White paper on crime 2010 Part2/Chapter4
There are three types of penal institutions, namely prisons, juvenile prisons, and detention houses. Prisons and juvenile prisons are mainly used to hold sentenced inmates while detention houses are mainly used to hold inmates awaiting judgment. Workhouses in which offenders who are unable to pay fine or petty fine are detained, and, except for some institutions, Kanchi confinement houses in which persons subject to court-ordered confinement (Kanchi confinement) under the provisions of Article 2 of the Act on Maintenance of Order in Courtrooms, etc. (Act No. 286 of 1952) are detained are attached to penal institutions.

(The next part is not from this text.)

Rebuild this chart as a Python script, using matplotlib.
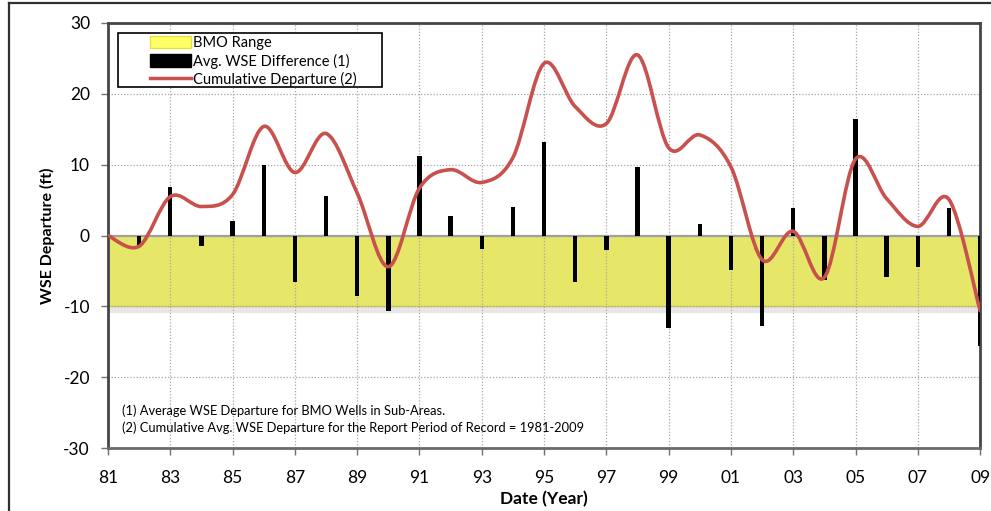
import numpy as np
import matplotlib
matplotlib.use('Agg')
import matplotlib.pyplot as plt
from matplotlib.path import Path
from matplotlib.patches import PathPatch, Patch, Rectangle
from matplotlib.lines import Line2D

plt.rcParams['font.family'] = ['Lato', 'DejaVu Sans']
plt.rcParams['axes.unicode_minus'] = False

# yearly average WSE difference (bars), 1982-2009
bar_years = list(range(1982, 2010))
avg_diff = [-1.3, 6.9, -1.5, 2.0, 9.9, -6.6, 5.6, -8.5, -10.7, 11.3,
            2.7, -1.9, 4.1, 13.2, -6.5, -2.0, 9.7, -13.0, 1.6, -4.9,
            -12.8, 3.9, -6.2, 16.5, -5.8, -4.4, 3.9, -15.6]

# cumulative departure (red smoothed line), 1981-2009
line_years = list(range(1981, 2010))
cum_dep = [0.0, -1.5, 5.5, 4.1, 5.8, 15.4, 8.9, 14.4, 6.0, -4.4,
           6.7, 9.3, 7.5, 11.0, 24.3, 18.2, 15.8, 25.5, 12.4, 14.2,
           9.7, -3.4, 0.6, -5.9, 10.8, 5.2, 1.3, 5.1, -10.6]

bmo_low, bmo_high = -10, 0

x_ticks = list(range(1981, 2010, 2))
x_labels = ['%02d' % (y % 100) for y in x_ticks]
y_ticks = [-30, -20, -10, 0, 10, 20, 30]

fig = plt.figure(figsize=(9.91, 5.11), dpi=100)
ax = fig.add_axes([0.109, 0.123, 0.880, 0.832])

# BMO range band with a little shadow under it
ax.axhspan(bmo_low, bmo_high, color='#E6E668', zorder=1)
ax.axhspan(bmo_low - 0.9, bmo_low, color='#D8D8D8', alpha=0.6, lw=0, zorder=1)
ax.axhline(bmo_low, color='#D4CF4A', lw=1, zorder=1.2)
ax.axhline(0, color='#A0A0A0', lw=1.6, zorder=2)

# bars
ax.bar(bar_years, avg_diff, width=0.14, color='black', zorder=3)

# Excel-style smoothed line, cubic bezier through the yearly points
pts = np.column_stack([line_years, cum_dep])
verts = [pts[0]]
codes = [Path.MOVETO]
n = len(pts)
for i in range(n - 1):
    p0 = pts[max(i - 1, 0)]
    p1 = pts[i]
    p2 = pts[i + 1]
    p3 = pts[min(i + 2, n - 1)]
    c1 = p1 + (p2 - p0) / 6.0
    c2 = p2 - (p3 - p1) / 6.0
    verts += [c1, c2, p2]
    codes += [Path.CURVE4] * 3
ax.add_patch(PathPatch(Path(verts, codes), fill=False, edgecolor='#C8504D',
                       lw=2.6, zorder=4, capstyle='round'))

ax.set_xlim(1981, 2009)
ax.set_ylim(-30, 30)
ax.set_xticks(x_ticks)
ax.set_xticklabels(x_labels)
ax.set_yticks(y_ticks)
ax.tick_params(axis='both', labelsize=12.5, length=5, width=1, color='#707070',
               direction='out')
ax.tick_params(axis='x', pad=11)
ax.tick_params(axis='y', pad=8)
ax.grid(True, color='#A8A8A8', ls=(0, (1, 1.5)), lw=0.9)
ax.set_axisbelow('line')

for s in ax.spines.values():
    s.set_color('#454545')
    s.set_linewidth(2)
ax.spines['bottom'].set_color('#6A6A6A')

ax.set_ylabel('WSE Departure (ft)', fontsize=11.5, fontweight='bold', labelpad=6)
ax.set_xlabel('Date (Year)', fontsize=12.5, fontweight='bold', labelpad=3)

# legend: frameless, with its own box so the handles sit inset like the original
ax.add_patch(Rectangle((0.0114, 0.849), 0.303, 0.127, transform=ax.transAxes,
                       facecolor='white', edgecolor='black', lw=1.2, zorder=5))
handles = [Patch(facecolor='#FFFF66', edgecolor='#E6E040'),
           Patch(facecolor='black', edgecolor='black'),
           Line2D([], [], color='#C8504D', lw=2.5)]
labels = ['BMO Range', 'Avg. WSE Difference (1)', 'Cumulative Departure (2)']
leg = ax.legend(handles, labels, loc='upper left', bbox_to_anchor=(0.048, 0.969),
                fontsize=10.5, frameon=False, borderpad=0, labelspacing=0.22,
                handlelength=2.8, handleheight=0.9, handletextpad=0.15,
                borderaxespad=0)
leg.set_zorder(6)

ax.text(0.016, 0.089, '(1) Average WSE Departure for BMO Wells in Sub-Areas.',
        transform=ax.transAxes, fontsize=9.3, va='center')
ax.text(0.016, 0.047, '(2) Cumulative Avg. WSE Departure for the Report Period of Record = 1981-2009',
        transform=ax.transAxes, fontsize=9.3, va='center')

# outer frame (left and top edges visible)
fig.add_artist(Line2D([0.009, 1.0], [0.994, 0.994], color='#303030', lw=1.6,
                      transform=fig.transFigure))
fig.add_artist(Line2D([0.009, 0.009], [0.0, 0.994], color='#303030', lw=1.6,
                      transform=fig.transFigure))

fig.savefig('out.png', dpi=100)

As of April 1, 2010, there were 77 main penal institutions (62 prisons that include four rehabilitation program centers, seven juvenile prisons, and eight detention houses) and 111 branch penal institutions (eight branch prisons and 103 branch detention houses).
Females aged 20 or older placed under guidance dispositions for committing the offenses stipulated in Article 5 of the Anti-Prostitution Act (illegal solicitation, etc.) are held in women's guidance homes. At present there is one women's guidance home in Tokyo, with only one female having been admitted (in 2005) to it over the last 10 years (Source: Annual Report of Statistics on Correction).